[REQUIRED TASK]
Would you retype, exactly and without the pictures, the lines between the line holding "Clone this chart in matplotlib." and the line holding "import numpy as np", inclusive, and nothing else?

-- START EXTRACTED DATA --

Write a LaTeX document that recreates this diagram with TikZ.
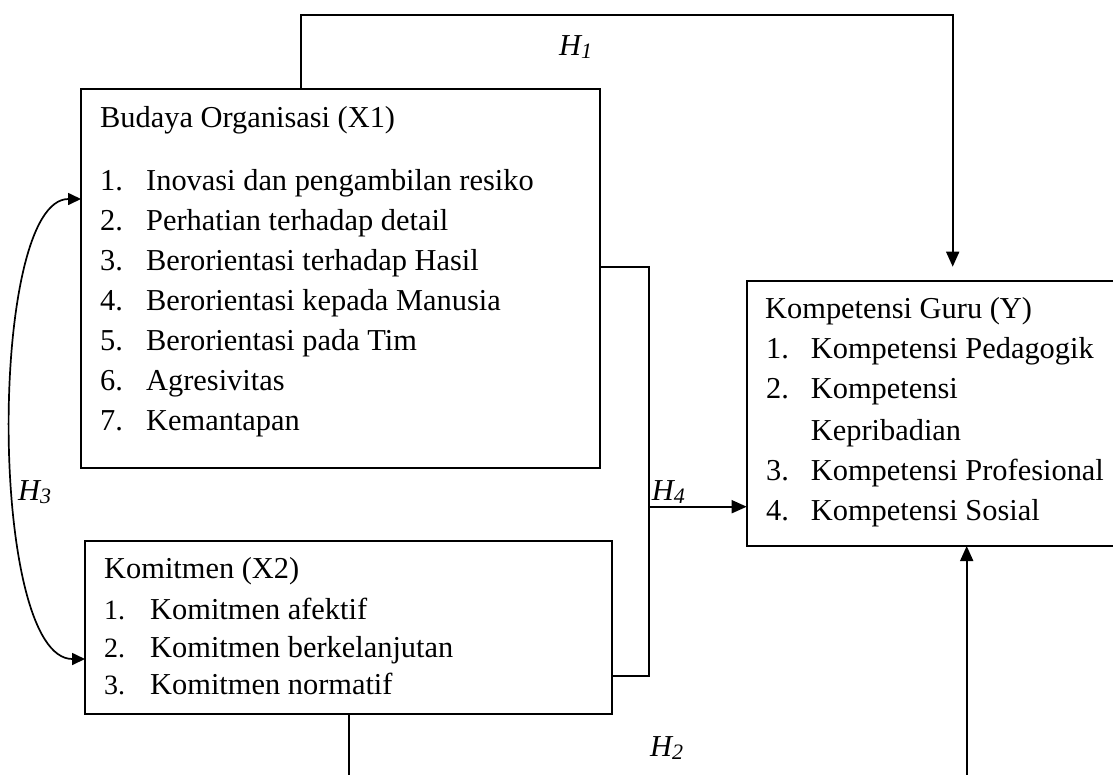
\documentclass[tikz,border=0pt]{standalone}
\usepackage{fontspec}
\setmainfont{Liberation Serif}
\usetikzlibrary{arrows.meta}
\begin{document}
\begin{tikzpicture}[x=1pt,y=-1pt,
  box/.style={draw, line width=1.9pt, inner sep=0pt, outer sep=0pt, anchor=north west},
  conn/.style={line width=1.7pt},
  arr/.style={conn, -{Triangle[length=15pt,width=13pt]}},
  txt/.style={anchor=base west, inner sep=0pt, font=\fontsize{30.4}{36}\selectfont},
  num/.style={anchor=base west, inner sep=0pt, font=\fontsize{28}{34}\selectfont},
  lab/.style={anchor=base west, inner sep=0pt, font=\fontsize{30.4}{36}\selectfont\itshape}]
\useasboundingbox (0,0) rectangle (1113,774);
\clip (0,0) rectangle (1113,774);

% boxes
\node[box, minimum width=519, minimum height=378.4] (x1) at (81,89.3) {};
\node[box, minimum width=526.7, minimum height=173.6] (x2) at (85,540.7) {};
\node[box, minimum width=383.3, minimum height=265.3] (y) at (746.7,280.7) {};

% X1 texts
\node[txt] (x1t) at (100,127) {Budaya Organisasi (X1)};
\foreach \t [count=\k] in {Inovasi dan pengambilan resiko, Perhatian terhadap detail, Berorientasi terhadap Hasil, Berorientasi kepada Manusia, Berorientasi pada Tim, Agresivitas, Kemantapan} {
  \node[txt] (x1n\k) at (100,150+40*\k) {\k.};
  \node[txt] (x1i\k) at (146,150+40*\k) {\t};
}

% X2 texts
\node[txt] (x2t) at (104,578) {Komitmen (X2)};
\node[num] (x2n1) at (104,619) {1.};
\node[txt] (x2i1) at (150,619) {Komitmen afektif};
\node[num] (x2n2) at (104,657) {2.};
\node[txt] (x2i2) at (150,657) {Komitmen berkelanjutan};
\node[num] (x2n3) at (104,694) {3.};
\node[txt] (x2i3) at (150,694) {Komitmen normatif};

% Y texts
\node[txt] (yt) at (765,318) {Kompetensi Guru (Y)};
\node[txt] (yn1) at (766,358) {1.};
\node[txt] (yi1) at (810.7,358) {Kompetensi Pedagogik};
\node[txt] (yn2) at (766,398) {2.};
\node[txt] (yi2) at (810.7,398) {Kompetensi};
\node[txt] (yi2b) at (810.7,440) {Kepribadian};
\node[txt] (yn3) at (766,480) {3.};
\node[txt] (yi3) at (810.7,480) {Kompetensi Profesional};
\node[txt] (yn4) at (766,520) {4.};
\node[txt] (yi4) at (810.7,520) {Kompetensi Sosial};

% labels
\node[lab] (h1) at (559,55) {H\raisebox{-3pt}{\fontsize{22}{22}\selectfont 1}};
\node[lab] (h2) at (650,756) {H\raisebox{-3pt}{\fontsize{22}{22}\selectfont 2}};
\node[lab] (h3) at (18,500) {H\raisebox{-3pt}{\fontsize{22}{22}\selectfont 3}};
\node[lab] (h4) at (651.7,500) {H\raisebox{-3pt}{\fontsize{22}{22}\selectfont 4}};

% H1
\coordinate (h1s) at (300.7,14.7);
\coordinate (h1t) at (952.7,14.7);
\coordinate (h1e) at (952.7,266.7);
\draw[arr] (x1.north -| h1s) -- (h1s) -- (h1t) -- (h1e);

% H4
\coordinate (j1) at (649.3,267);
\coordinate (j2) at (649.3,676);
\coordinate (j) at (649.3,506.7);
\draw[conn] (x1.east |- j1) -- (j1) -- (j2) -- (x2.east |- j2);
\draw[arr] (j) -- (y.west |- j);

% H2
\coordinate (h2a) at (348.7,780);
\draw[conn] (x2.south -| h2a) -- (h2a);
\coordinate (h2b) at (966.7,780);
\draw[arr] (h2b) -- (y.south -| h2b);

% H3
\coordinate (h3a) at (0,199);
\coordinate (h3b) at (0,659);
\draw[conn, {Triangle[length=13pt,width=12pt]}-{Triangle[length=13pt,width=12pt]}]
  (x1.west |- h3a) .. controls (-12,199) and (-12,659) .. (x2.west |- h3b);
\end{tikzpicture}
\end{document}
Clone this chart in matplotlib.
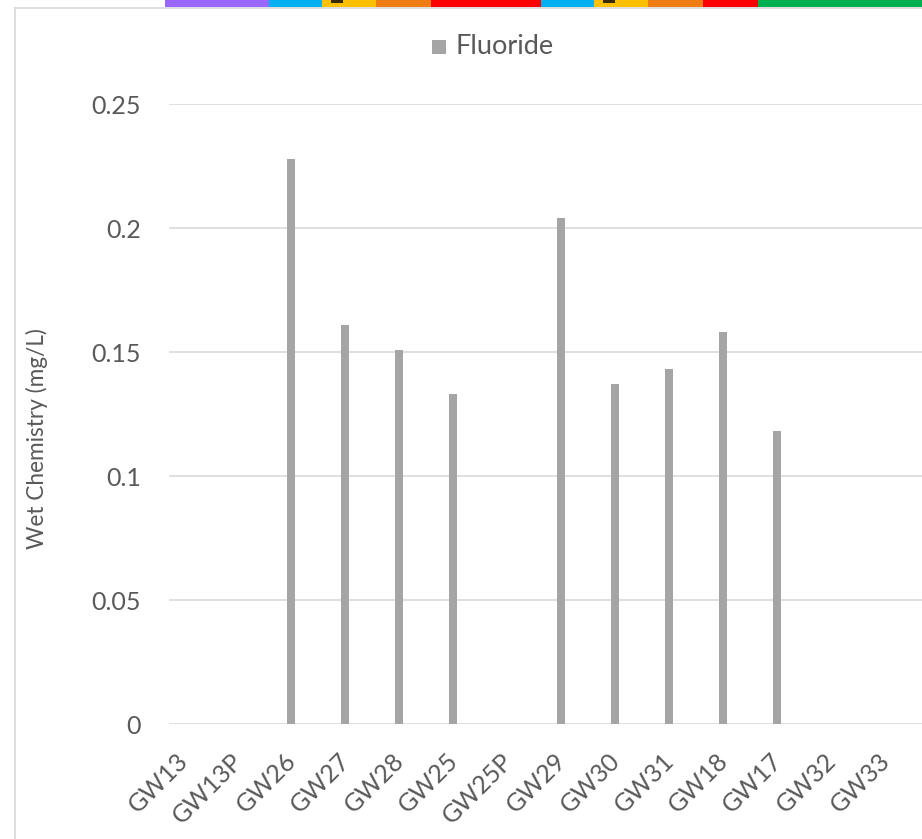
import matplotlib
matplotlib.use("Agg")
import matplotlib.pyplot as plt
from matplotlib.patches import Rectangle
from matplotlib.lines import Line2D
import numpy as np

categories = ["GW13", "GW13P", "GW26", "GW27", "GW28", "GW25", "GW25P",
              "GW29", "GW30", "GW31", "GW18", "GW17", "GW32", "GW33"]
fluoride = [np.nan, np.nan, 0.228, 0.161, 0.151, 0.133, np.nan,
            0.204, 0.137, 0.143, 0.158, 0.118, np.nan, np.nan]
yticks = [0, 0.05, 0.1, 0.15, 0.2, 0.25]
ytick_labels = ["0", "0.05", "0.1", "0.15", "0.2", "0.25"]

strip_edges = [165, 269, 322, 376, 431, 541, 594, 648, 703, 758, 922]
strip_colors = ["#9966ff", "#00b0f0", "#ffc000", "#f07c14", "#ff0000",
                "#00b0f0", "#ffc000", "#f07c14", "#ff0000", "#00b050"]

W, H = 922, 839
fig = plt.figure(figsize=(W / 100, H / 100), dpi=100)
plt.rcParams['font.family'] = ['Lato', 'DejaVu Sans']

# chart border
fig.add_artist(Line2D([14.5 / W, 14.5 / W], [0, 1 - 7.5 / H], color="#d9d9d9", lw=1.2))
fig.add_artist(Line2D([14.5 / W, 1], [1 - 7.5 / H, 1 - 7.5 / H], color="#d9d9d9", lw=1.2))

# top color strip
for i, c in enumerate(strip_colors):
    x0, x1 = strip_edges[i], strip_edges[i + 1]
    fig.add_artist(Rectangle((x0 / W, 1 - 7 / H), (x1 - x0) / W, 7 / H,
                             transform=fig.transFigure, color=c, lw=0))
for x0, x1 in [(331, 343), (603, 615)]:
    fig.add_artist(Rectangle((x0 / W, 1 - 2.5 / H), (x1 - x0) / W, 2.5 / H,
                             transform=fig.transFigure, color="#3a2a00", lw=0))

left, right, top, bottom = 169, 925, 104, 724
ax = fig.add_axes([left / W, 1 - bottom / H, (right - left) / W, (bottom - top) / H])
x = np.arange(len(categories))
ax.bar(x - 0.24, fluoride, width=0.15, color="#a5a5a5", zorder=3)
ax.set_xlim(-0.5, len(categories) - 0.5)
ax.set_ylim(0, 0.25)
ax.set_yticks(yticks)
ax.set_yticklabels(ytick_labels)
ax.grid(axis="y", color="#d9d9d9", lw=1.2, zorder=0)
ax.set_axisbelow(True)
for s in ax.spines.values():
    s.set_visible(False)
ax.tick_params(axis="y", length=0, pad=20, labelsize=18, labelcolor="#595959")
ax.tick_params(axis="x", length=0, pad=24, labelsize=18, labelcolor="#595959")
ax.set_xticks(x - 0.21)
ax.set_xticklabels(categories, rotation=45, ha="right", va="center",
                   rotation_mode="anchor")
ax.set_ylabel("Wet Chemistry (mg/L)", fontsize=16.3, color="#595959")
ax.yaxis.set_label_coords((37 - left) / (right - left), (bottom - 439) / (bottom - top))
ax.yaxis.label.set_va("center")
ax.patch.set_alpha(0)

# legend
fig.add_artist(Rectangle((432 / W, 1 - 54 / H), 14 / W, 14 / H,
                         transform=fig.transFigure, color="#a5a5a5", lw=0))
fig.text(455 / W, 1 - 47 / H, "Fluoride", fontsize=19.5, color="#595959",
         ha="left", va="center")

fig.savefig("out.png", dpi=100)
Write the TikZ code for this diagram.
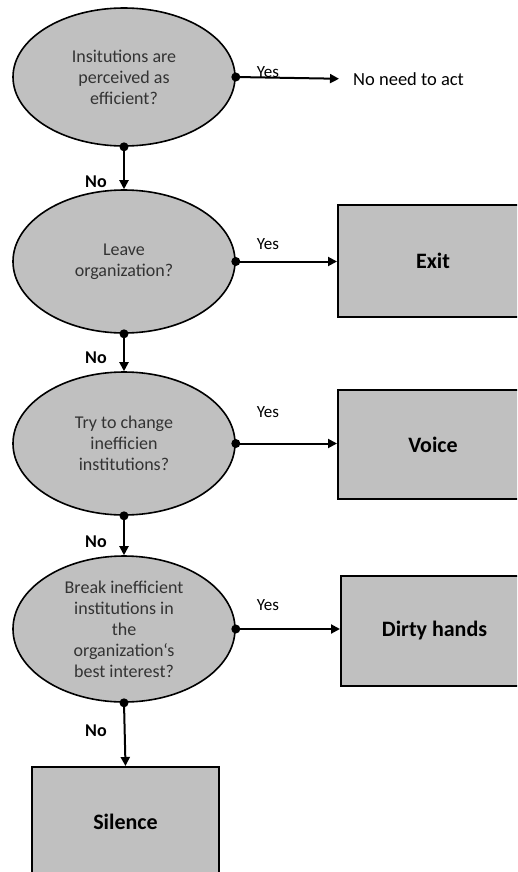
\documentclass[tikz,border=0pt]{standalone}
\usepackage{fontspec}
\setmainfont{Carlito}
\usetikzlibrary{shapes.geometric,arrows.meta}
\definecolor{boxgray}{HTML}{C0C0C0}
\definecolor{qtext}{HTML}{333333}
\begin{document}
\begin{tikzpicture}[x=1pt,y=-1pt,
  q/.style={ellipse,draw=black,line width=1.6pt,fill=boxgray,minimum width=222pt,minimum height=143pt,inner sep=0pt,align=center,font=\fontsize{18}{21}\selectfont,text=qtext},
  res/.style={rectangle,draw=black,line width=2pt,fill=boxgray,minimum width=190pt,minimum height=111pt,inner sep=0pt,font=\fontsize{22}{26}\selectfont\bfseries},
  lbl/.style={font=\fontsize{17}{20}\selectfont,inner sep=0pt},
  nolbl/.style={font=\fontsize{18}{20}\selectfont\bfseries,inner sep=0pt},
  arr/.style={line width=2pt,-{Triangle[length=9pt,width=9pt]}},
  dotc/.style={fill=black}]
\clip (0,0) rectangle (517,872);
\fill[white] (0,0) rectangle (517,872);

\node[q,minimum height=138pt] (q1) at (124,77) {Insitutions are\\perceived as\\efficient?};
\node[q] (q2) at (124,261.5) {Leave\\organization?};
\node[q] (q3) at (124,443.5) {Try to change\\inefficien\\institutions?};
\node[q,minimum height=146pt] (q4) at (124,629) {Break inefficient\\institutions in\\the\\organization‘s\\best interest?};

\node[lbl,anchor=west,font=\fontsize{18.5}{20}\selectfont] (nna) at (353,79) {No need to act};
\node[res,minimum height=112pt] (exit) at (433,261) {Exit};
\node[res,minimum height=109pt] (voice) at (433,444.5) {Voice};
\node[res,minimum width=187pt,minimum height=110pt] (dirty) at (434.5,631) {Dirty hands};
\node[res,minimum width=187pt,minimum height=110pt] (silence) at (125.5,822) {Silence};

\draw[arr,shorten >=14pt] (q1.east) -- (nna.west);
\draw[arr] (q2.east) -- (exit.west |- q2.east);
\draw[arr] (q3.east) -- (voice.west |- q3.east);
\draw[arr] (q4.east) -- (dirty.west |- q4.east);

\draw[arr] (q1.south) -- (q2.north);
\draw[arr] (q2.south) -- (q3.north);
\draw[arr] (q3.south) -- (q4.north);
\draw[arr] (q4.south) -- (silence.north);

\foreach \n in {q1,q2,q3,q4}{
  \fill[dotc] (\n.east) circle (4.5pt);
  \fill[dotc] (\n.south) circle (4.5pt);
}

\node[lbl] (y1) at (268,72) {Yes};
\node[lbl] (y2) at (268,244) {Yes};
\node[lbl] (y3) at (268,412) {Yes};
\node[lbl] (y4) at (268,605) {Yes};
\node[nolbl] (n1) at (96,182) {No};
\node[nolbl] (n2) at (96,358) {No};
\node[nolbl] (n3) at (96,542) {No};
\node[nolbl] (n4) at (96,731) {No};
\end{tikzpicture}
\end{document}
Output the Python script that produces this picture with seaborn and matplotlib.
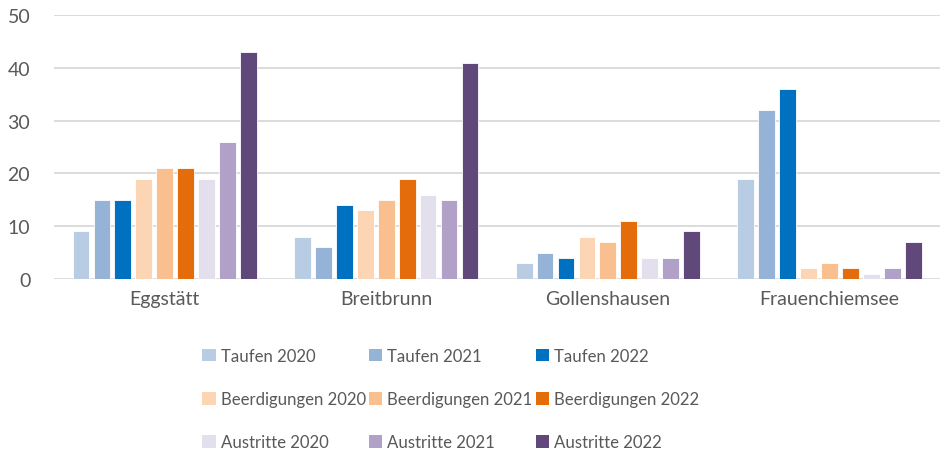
import pandas as pd
import seaborn as sns
import matplotlib.pyplot as plt

# === data ===
orte = ["Eggstätt", "Breitbrunn", "Gollenshausen", "Frauenchiemsee"]
serien = [
    "Taufen 2020", "Taufen 2021", "Taufen 2022",
    "Beerdigungen 2020", "Beerdigungen 2021", "Beerdigungen 2022",
    "Austritte 2020", "Austritte 2021", "Austritte 2022",
]
werte = {
    "Eggstätt":       [9, 15, 15, 19, 21, 21, 19, 26, 43],
    "Breitbrunn":     [8, 6, 14, 13, 15, 19, 16, 15, 41],
    "Gollenshausen":  [3, 5, 4, 8, 7, 11, 4, 4, 9],
    "Frauenchiemsee": [19, 32, 36, 2, 3, 2, 1, 2, 7],
}
farben = [
    "#B8CCE4", "#95B3D7", "#0070C0",
    "#FCD5B4", "#FABF8F", "#E46C0A",
    "#E4DFEC", "#B1A0C7", "#60497A",
]

rows = []
for ort in orte:
    for s, v in zip(serien, werte[ort]):
        rows.append({"Ort": ort, "Serie": s, "Anzahl": v})
df = pd.DataFrame(rows)

# === plot ===
sns.set_style("white")
plt.rcParams["font.family"] = ["Lato", "DejaVu Sans"]
txt = "#595959"

fig = plt.figure(figsize=(9.45, 4.52), dpi=100)
ax = fig.add_axes([0.057, 0.3805, 0.938, 0.584])

sns.barplot(
    data=df, x="Ort", y="Anzahl", hue="Serie",
    order=orte, hue_order=serien, palette=farben, saturation=1,
    width=0.85, gap=0.2, edgecolor="white", linewidth=0.6,
    legend=False, ax=ax, zorder=3,
)

ax.set_ylim(0, 50)
ax.set_yticks(range(0, 51, 10))
ax.yaxis.grid(True, color="#D9D9D9", linewidth=1.3, zorder=0)
ax.set_axisbelow(True)
for sp in ax.spines.values():
    sp.set_visible(False)
ax.tick_params(axis="both", length=0)
ax.tick_params(axis="y", labelsize=14, labelcolor=txt, pad=17)
ax.tick_params(axis="x", labelsize=14, labelcolor=txt, pad=8)
ax.set_xlabel("")
ax.set_ylabel("")

# legend laid out row by row (3 per row)
from matplotlib.patches import Patch
handles = [Patch(facecolor=c, edgecolor="none", label=s) for s, c in zip(serien, farben)]
order = [0, 3, 6, 1, 4, 7, 2, 5, 8]
leg = fig.legend(
    handles=[handles[i] for i in order],
    ncol=3, loc="center", bbox_to_anchor=(0.477, 0.115),
    frameon=False, fontsize=12.1, labelcolor=txt,
    handlelength=0.8, handleheight=0.8, handletextpad=0.3,
    columnspacing=0.18, labelspacing=1.62,
)

fig.savefig("out.png", dpi=100)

-- END EXTRACTED DATA --

[EXERCISE SOLUTION]
Clone this chart in matplotlib.
import matplotlib
matplotlib.use("Agg")
import matplotlib.pyplot as plt
from matplotlib.patches import Rectangle
from matplotlib.lines import Line2D
import numpy as np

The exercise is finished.